● **Code that draws figures**
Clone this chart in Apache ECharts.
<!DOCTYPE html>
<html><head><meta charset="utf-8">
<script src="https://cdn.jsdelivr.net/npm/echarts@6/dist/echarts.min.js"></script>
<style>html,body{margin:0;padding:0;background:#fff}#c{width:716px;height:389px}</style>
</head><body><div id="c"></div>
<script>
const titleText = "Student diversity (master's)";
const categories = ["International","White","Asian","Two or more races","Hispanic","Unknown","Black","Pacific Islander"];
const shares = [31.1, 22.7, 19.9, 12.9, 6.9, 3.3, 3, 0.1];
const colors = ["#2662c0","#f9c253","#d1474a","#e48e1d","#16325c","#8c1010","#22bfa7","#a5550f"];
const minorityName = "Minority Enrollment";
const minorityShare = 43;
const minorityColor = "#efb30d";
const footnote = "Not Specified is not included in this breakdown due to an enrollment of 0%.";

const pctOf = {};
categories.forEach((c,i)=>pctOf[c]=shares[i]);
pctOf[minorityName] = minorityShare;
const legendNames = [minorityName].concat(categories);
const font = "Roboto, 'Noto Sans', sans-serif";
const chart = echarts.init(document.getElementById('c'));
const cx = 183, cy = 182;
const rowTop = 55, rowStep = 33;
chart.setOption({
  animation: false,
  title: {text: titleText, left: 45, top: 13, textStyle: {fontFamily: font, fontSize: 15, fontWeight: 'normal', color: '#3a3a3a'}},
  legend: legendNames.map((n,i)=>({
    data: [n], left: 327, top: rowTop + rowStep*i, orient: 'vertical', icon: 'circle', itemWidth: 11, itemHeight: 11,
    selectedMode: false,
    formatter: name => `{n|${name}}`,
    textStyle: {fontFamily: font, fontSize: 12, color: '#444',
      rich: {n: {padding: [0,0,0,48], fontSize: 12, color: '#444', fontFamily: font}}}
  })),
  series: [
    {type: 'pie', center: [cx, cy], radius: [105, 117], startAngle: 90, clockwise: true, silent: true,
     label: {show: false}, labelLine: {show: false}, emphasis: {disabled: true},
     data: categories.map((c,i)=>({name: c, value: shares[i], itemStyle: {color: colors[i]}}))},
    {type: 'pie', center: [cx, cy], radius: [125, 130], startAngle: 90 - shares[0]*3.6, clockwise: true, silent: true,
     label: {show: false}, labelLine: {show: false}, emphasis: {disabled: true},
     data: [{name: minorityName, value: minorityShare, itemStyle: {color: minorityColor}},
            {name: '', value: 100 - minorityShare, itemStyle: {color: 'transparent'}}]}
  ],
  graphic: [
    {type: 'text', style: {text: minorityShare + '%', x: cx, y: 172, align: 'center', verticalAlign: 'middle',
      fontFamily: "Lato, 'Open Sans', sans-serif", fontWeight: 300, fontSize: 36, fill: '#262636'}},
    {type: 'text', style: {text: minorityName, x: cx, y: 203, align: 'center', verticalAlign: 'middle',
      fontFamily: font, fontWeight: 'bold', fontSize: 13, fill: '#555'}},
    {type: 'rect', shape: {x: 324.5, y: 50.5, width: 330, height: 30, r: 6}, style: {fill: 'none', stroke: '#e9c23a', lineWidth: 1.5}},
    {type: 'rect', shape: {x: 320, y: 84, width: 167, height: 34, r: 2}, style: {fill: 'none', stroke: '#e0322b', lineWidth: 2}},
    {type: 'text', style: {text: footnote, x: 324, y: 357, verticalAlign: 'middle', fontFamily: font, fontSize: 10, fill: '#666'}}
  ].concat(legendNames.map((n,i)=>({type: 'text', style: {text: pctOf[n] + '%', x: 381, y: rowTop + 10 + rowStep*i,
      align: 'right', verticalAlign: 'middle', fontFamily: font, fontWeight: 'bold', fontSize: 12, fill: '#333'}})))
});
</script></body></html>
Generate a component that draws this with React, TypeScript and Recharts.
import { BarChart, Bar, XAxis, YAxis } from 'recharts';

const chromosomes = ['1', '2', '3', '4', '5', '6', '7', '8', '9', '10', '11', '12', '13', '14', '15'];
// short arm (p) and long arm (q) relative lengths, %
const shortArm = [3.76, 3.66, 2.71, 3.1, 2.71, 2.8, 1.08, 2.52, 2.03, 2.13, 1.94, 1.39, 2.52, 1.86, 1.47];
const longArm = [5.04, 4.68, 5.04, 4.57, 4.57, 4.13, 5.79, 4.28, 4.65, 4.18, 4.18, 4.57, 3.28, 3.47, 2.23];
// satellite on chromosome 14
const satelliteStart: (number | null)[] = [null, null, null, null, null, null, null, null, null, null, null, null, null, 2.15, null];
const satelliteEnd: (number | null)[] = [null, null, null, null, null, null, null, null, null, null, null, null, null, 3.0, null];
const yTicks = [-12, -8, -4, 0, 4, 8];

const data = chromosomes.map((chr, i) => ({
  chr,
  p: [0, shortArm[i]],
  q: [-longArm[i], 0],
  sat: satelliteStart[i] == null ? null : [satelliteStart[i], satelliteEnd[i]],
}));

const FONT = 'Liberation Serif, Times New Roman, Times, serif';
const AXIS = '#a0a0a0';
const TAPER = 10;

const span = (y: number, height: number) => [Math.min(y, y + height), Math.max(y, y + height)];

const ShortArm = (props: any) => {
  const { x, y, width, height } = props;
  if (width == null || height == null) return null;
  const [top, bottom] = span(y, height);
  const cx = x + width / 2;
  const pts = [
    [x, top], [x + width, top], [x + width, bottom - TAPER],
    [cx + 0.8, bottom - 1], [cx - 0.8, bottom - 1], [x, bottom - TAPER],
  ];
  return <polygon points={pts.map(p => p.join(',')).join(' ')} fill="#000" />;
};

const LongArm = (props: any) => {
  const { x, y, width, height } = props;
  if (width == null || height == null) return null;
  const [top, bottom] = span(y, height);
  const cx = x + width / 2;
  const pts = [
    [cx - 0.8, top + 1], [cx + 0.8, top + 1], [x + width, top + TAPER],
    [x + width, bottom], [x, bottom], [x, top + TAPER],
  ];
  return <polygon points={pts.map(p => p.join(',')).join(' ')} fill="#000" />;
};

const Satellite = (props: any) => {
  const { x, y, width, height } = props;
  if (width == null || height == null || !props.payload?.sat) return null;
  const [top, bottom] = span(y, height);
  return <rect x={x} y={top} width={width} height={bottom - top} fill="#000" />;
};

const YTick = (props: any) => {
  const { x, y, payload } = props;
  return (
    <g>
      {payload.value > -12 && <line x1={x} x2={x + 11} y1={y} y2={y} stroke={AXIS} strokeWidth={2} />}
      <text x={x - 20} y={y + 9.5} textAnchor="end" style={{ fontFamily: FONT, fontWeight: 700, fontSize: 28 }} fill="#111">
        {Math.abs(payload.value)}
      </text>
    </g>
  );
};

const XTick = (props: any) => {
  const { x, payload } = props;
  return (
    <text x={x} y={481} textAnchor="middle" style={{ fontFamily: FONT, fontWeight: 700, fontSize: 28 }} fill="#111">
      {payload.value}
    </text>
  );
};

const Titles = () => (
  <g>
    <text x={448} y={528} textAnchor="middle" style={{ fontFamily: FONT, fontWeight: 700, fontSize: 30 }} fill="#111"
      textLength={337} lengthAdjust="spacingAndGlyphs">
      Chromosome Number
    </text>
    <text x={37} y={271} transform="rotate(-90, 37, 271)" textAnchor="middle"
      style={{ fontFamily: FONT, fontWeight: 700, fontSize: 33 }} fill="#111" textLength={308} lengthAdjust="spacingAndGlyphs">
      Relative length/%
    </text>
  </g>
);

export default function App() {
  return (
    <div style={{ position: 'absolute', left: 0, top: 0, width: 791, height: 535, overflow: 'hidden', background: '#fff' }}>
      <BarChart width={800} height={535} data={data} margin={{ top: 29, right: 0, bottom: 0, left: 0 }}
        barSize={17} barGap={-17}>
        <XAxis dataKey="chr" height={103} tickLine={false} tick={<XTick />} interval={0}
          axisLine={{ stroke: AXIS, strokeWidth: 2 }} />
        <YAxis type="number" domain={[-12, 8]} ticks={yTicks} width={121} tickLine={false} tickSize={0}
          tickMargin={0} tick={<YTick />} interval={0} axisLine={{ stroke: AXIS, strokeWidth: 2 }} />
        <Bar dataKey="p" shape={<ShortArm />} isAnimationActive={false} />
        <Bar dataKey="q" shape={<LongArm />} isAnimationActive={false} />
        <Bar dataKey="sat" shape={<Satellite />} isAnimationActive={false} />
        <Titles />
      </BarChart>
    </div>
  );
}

● **AIM OF THE TASK**
Both the line with "Generate a component" and the line with "Bar, XAxis, YAxis" belong in the answer; write them out exactly, with every line between.

● **OUTPUT FOR THIS EXERCISE**
Generate a component that draws this with React, TypeScript and Recharts.
import { BarChart, Bar, XAxis, YAxis } from 'recharts';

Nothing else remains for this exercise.